The next night we had pasta, and for the first time, my pasta didn’t taste mostly like tomatoes or some sauce that it was drenched in. Instead of the tomato juices marinating my tongue, the garlic spice ingrained into the noodles shocked my mouth with an unexpected and yet fascinating wave of savory goodness. Later, after another nights rest, we tried Italian sandwiches for lunch. With the bread mostly unsalted, the saltiness of the thinly sliced prosciutto was allowed to shine unlike in any other dish I’ve had. The next day we got even more exotic. After heading into a market in a building that looked like a castle, my eye was drawn to food which anyone would consider gross in America: a Lampredotto sandwich.

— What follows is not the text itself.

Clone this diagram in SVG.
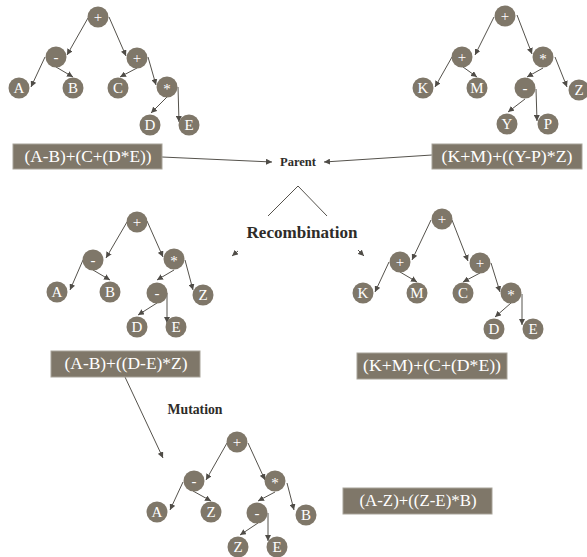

Fat oozed out of the sandwich as my teeth impaled the salty bread and breached into the chewy cow stomach inside. And while these foods I tried for the first time were truly amazing and unique, the event we went to for the first time was even more epic.
Red and white smoke filled the arena with palpable anticipation and both teams held up their flags high, taking pride in their neighborhood identity. This year’s Calcio Storico was between the two finalist neighborhoods which were Santa Maria Novella, and Santo Spirito. The Santa Maria Novella players were the red team and the Santo Spirito players were the white team. Santo Spirito had a legacy of winning, and consequentially the crowd looked like a sea of white with a small wall of red; the Santa Maria Novella players were obviously the underdogs.
This game is unlike any sport in the US. It’s soccer, rugby, boxing, and more violent than football, all without the protections which football player wear. On the dirt the guys pinned one another to the ground, trying to find an opening to throw the ball successfully to the other side and into the goal. After 20 minutes of chanting the phrase, “vince bianco!” the crowd quieted down as the red team had scored 5 points and the white team still had zero. After 25 more minutes of brawling the ceremony was over, it was clear the underdogs had won, and clear that we had just witnessed the breaking of a legacy which Florentines will remember for years to come.
Despite any challenges that this first week may have had for me, the pros undoubtedly outweigh the cons and I would recommend this program to anyone who likes learning languages and Italian culture. Having been part of great events and a new culture with food that I never thought possible, it has been amazing to be in Florence!